Global financial markets have sniffed out a sharply weaker global outlook, with equities and commodity prices plunging through September. Copper is down about 30% from the record high hit in February 2011. Oil prices have come down as well, with WTI briefly trading under $80 for only the second time in the past year.
BMO Capital Markets Economics is now looking for the Canadian dollar to weaken through the turn of the year towards C$1.075 (Chart 2), as we expect the European debt crisis to linger well into 2012, if not longer. Even if European leaders are able to satisfy markets with bold action, global growth isn’t likely to rebound quickly, which should weigh on commodity prices and the Loonie. Indeed, European economies are likely to be hamstrung by austerity measures and restructuring for at least the next few years.
The Loonie is expected to remain near C$1.05 until the second half of 2012, by which time the global outlook should start to improve as the extreme worries about the European crisis fade. Accelerating global growth will provide support to the C$, pushing it back to parity by the end of 2012. The currency is expected to appreciate modestly further early in 2013 as the Bank of Canada raises rates ahead of the Federal Reserve. However, once the Fed starts hiking rates in the second half of 2013, the loonie is expected to trend weaker, settling towards a long-run value of C$1.05 to C$1.10.

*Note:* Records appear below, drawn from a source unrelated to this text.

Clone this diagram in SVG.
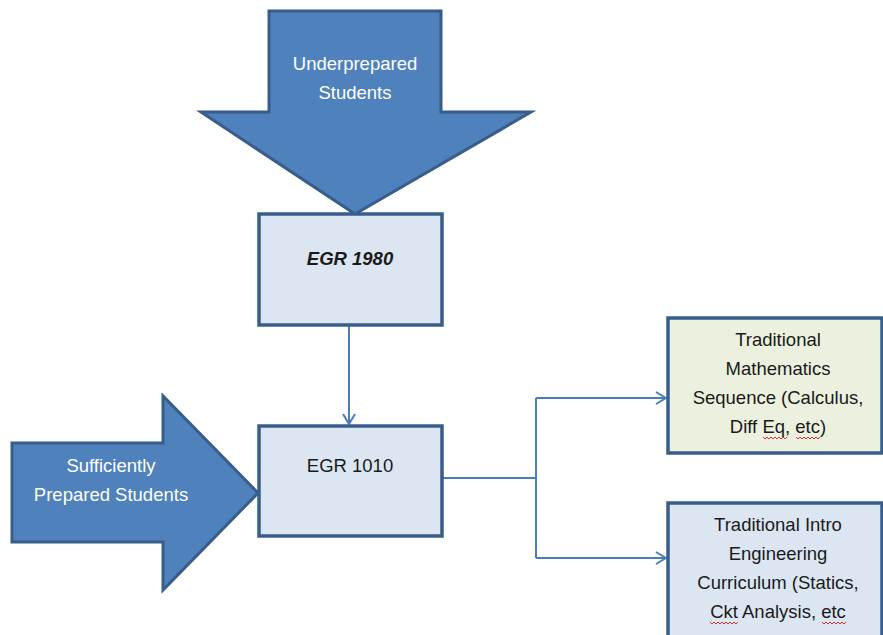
<svg xmlns="http://www.w3.org/2000/svg" width="883" height="635" viewBox="0 0 883 635">
<style>
.arrow{fill:#4F81BD;stroke:#385D8A;stroke-width:3;stroke-linejoin:miter}
.box{fill:#DCE6F2;stroke:#385D8A;stroke-width:3.5}
.green{fill:#EBF1DE}
.wt{font-family:"Liberation Sans",Arial,sans-serif;font-size:18.5px;fill:#FFFFFF;text-anchor:middle}
.bt{font-family:"Liberation Sans",Arial,sans-serif;font-size:18.5px;fill:#1A1A1A;text-anchor:middle}
.conn{fill:none;stroke:#4A7EBB;stroke-width:2}
.sq{fill:none;stroke:#E03030;stroke-width:1}
</style>
<defs>
<marker id="ah" viewBox="0 0 12 14" refX="11" refY="7" markerWidth="12" markerHeight="14" markerUnits="userSpaceOnUse" orient="auto">
<path d="M1,1 L11,7 L1,13" fill="none" stroke="#4A7EBB" stroke-width="2"/>
</marker>
</defs>
<rect width="883" height="635" fill="#FFFFFF"/>
<g id="connectors">
<path class="conn" d="M349,326 V424" marker-end="url(#ah)"/>
<path class="conn" d="M442,478 H536 M536,398 V558"/>
<path class="conn" d="M536,398 H666" marker-end="url(#ah)"/>
<path class="conn" d="M536,558 H666" marker-end="url(#ah)"/>
</g>
<g id="underprepared">
<polygon class="arrow" points="269,11 441,11 441,112 531,112 355,214 201,112 269,112"/>
<text class="wt" x="355" y="70">Underprepared</text>
<text class="wt" x="355" y="99">Students</text>
</g>
<g id="egr1980">
<rect class="box" x="259" y="214" width="183" height="111"/>
<text class="bt" x="350" y="265" font-weight="bold" font-style="italic">EGR 1980</text>
</g>
<g id="sufficient">
<polygon class="arrow" points="12,443 163,443 163,396 258,493 163,590 163,542 12,542"/>
<text class="wt" x="111" y="472">Sufficiently</text>
<text class="wt" x="111" y="501">Prepared Students</text>
</g>
<g id="egr1010">
<rect class="box" x="259" y="426" width="183" height="110"/>
<text class="bt" x="350" y="472">EGR 1010</text>
</g>
<g id="math">
<rect class="box green" x="668" y="318" width="214" height="135"/>
<text class="bt" x="778" y="346">Traditional</text>
<text class="bt" x="778" y="375">Mathematics</text>
<text class="bt" x="778" y="404">Sequence (Calculus,</text>
<text class="bt" x="778" y="433">Diff Eq, etc)</text>
<path class="sq" d="M763,437 l2,2 l2,-2 l2,2 l2,-2 l2,2 l2,-2 l2,2 l2,-2 l2,2 l2,-2 l2,2 l2,-2 M796,437 l2,2 l2,-2 l2,2 l2,-2 l2,2 l2,-2 l2,2 l2,-2 l2,2 l2,-2 l2,2 l2,-2"/>
</g>
<g id="intro">
<rect class="box" x="668" y="503" width="214" height="140"/>
<text class="bt" x="778" y="531">Traditional Intro</text>
<text class="bt" x="778" y="560">Engineering</text>
<text class="bt" x="778" y="589">Curriculum (Statics,</text>
<text class="bt" x="778" y="618">Ckt Analysis, etc</text>
<path class="sq" d="M710,622 l2,2 l2,-2 l2,2 l2,-2 l2,2 l2,-2 l2,2 l2,-2 l2,2 l2,-2 l2,2 l2,-2 l2,2 l2,-2 M822,622 l2,2 l2,-2 l2,2 l2,-2 l2,2 l2,-2 l2,2 l2,-2 l2,2 l2,-2 l2,2 l2,-2"/>
</g>
</svg>
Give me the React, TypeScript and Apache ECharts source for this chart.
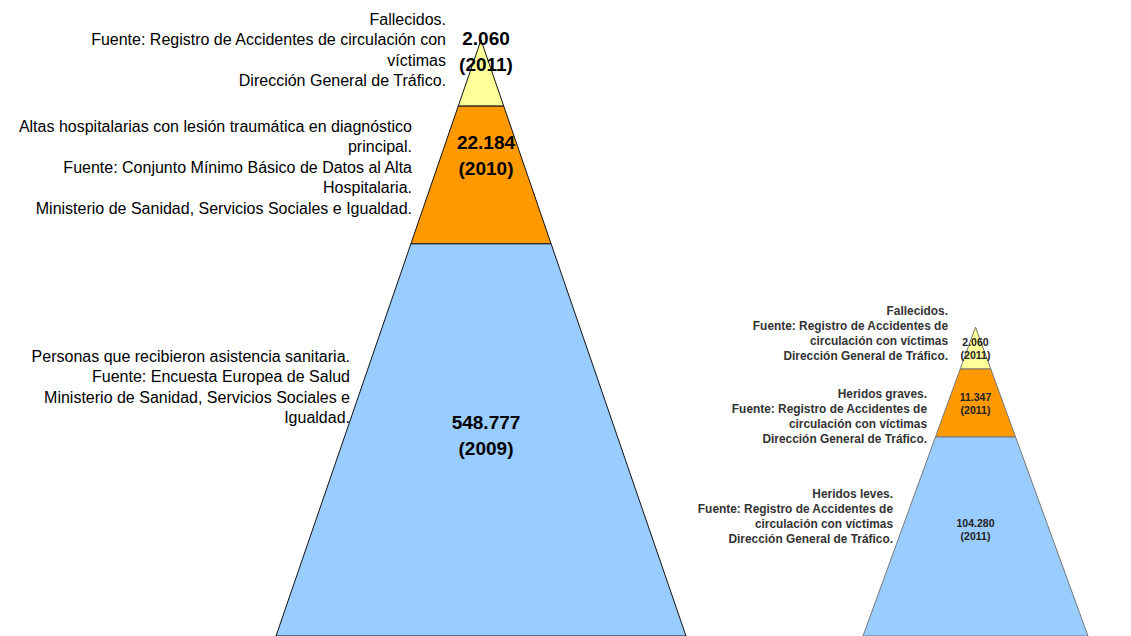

One bright side of the Loonie’s weaker outlook is that exporters will be provided a little extra competitive assistance. The export sector has been hit hard by the surging C$, with manufacturers bearing the brunt. Indeed, exports and manufacturing activity remain well below pre-recession levels, while much of the rest of the economy is in expansion mode. Imports, on the other hand, have recovered fully and hit new highs in recent months, boosted by solid Canadian domestic demand and the lofty Loonie. Unfortunately, it’s likely that a weaker dollar will be only modestly helpful for the trade sector, as the softer outlook is driven by slower global growth (including sluggish US demand). Indeed, the current account balance, which had an average deficit of 3.2% of GDP in the year to Q2, isn’t likely to return to surplus in the near term, suggesting the loonie is modestly overvalued from a longer-term perspective (Chart 3).
The risks to the outlook are especially important to highlight amid heightened uncertainty. Over the near term, the risks to our Canadian dollar forecast are skewed towards further weakness, mirroring the risks to the global growth outlook. Recall that the loonie hit C$1.30 in the months following the Lehman crisis, suggesting that there’s the potential for significant further weakness in the currency, while upside risks are likely limited.
Even if everything goes right globally, the Loonie isn’t likely to break beyond the C$0.94 peak hit in late July. European austerity will ensure that growth in the region remains lacklustre for at least the next couple of years. The US will face a similar headwind, with significant fiscal tightening in the offing with the budget supercommittee November deadline fast approaching. Meantime, China’s economy is poised to slow further in response to tightening measures designed to counter inflation pressure. No matter where the Canadian dollar ends up, expect the elevated level of volatility to persist as markets continue to debate whether or not the global economy is headed for recession.
Benjamin Reitzes is senior economist and foreign exchange strategist at BMO Capital Markets.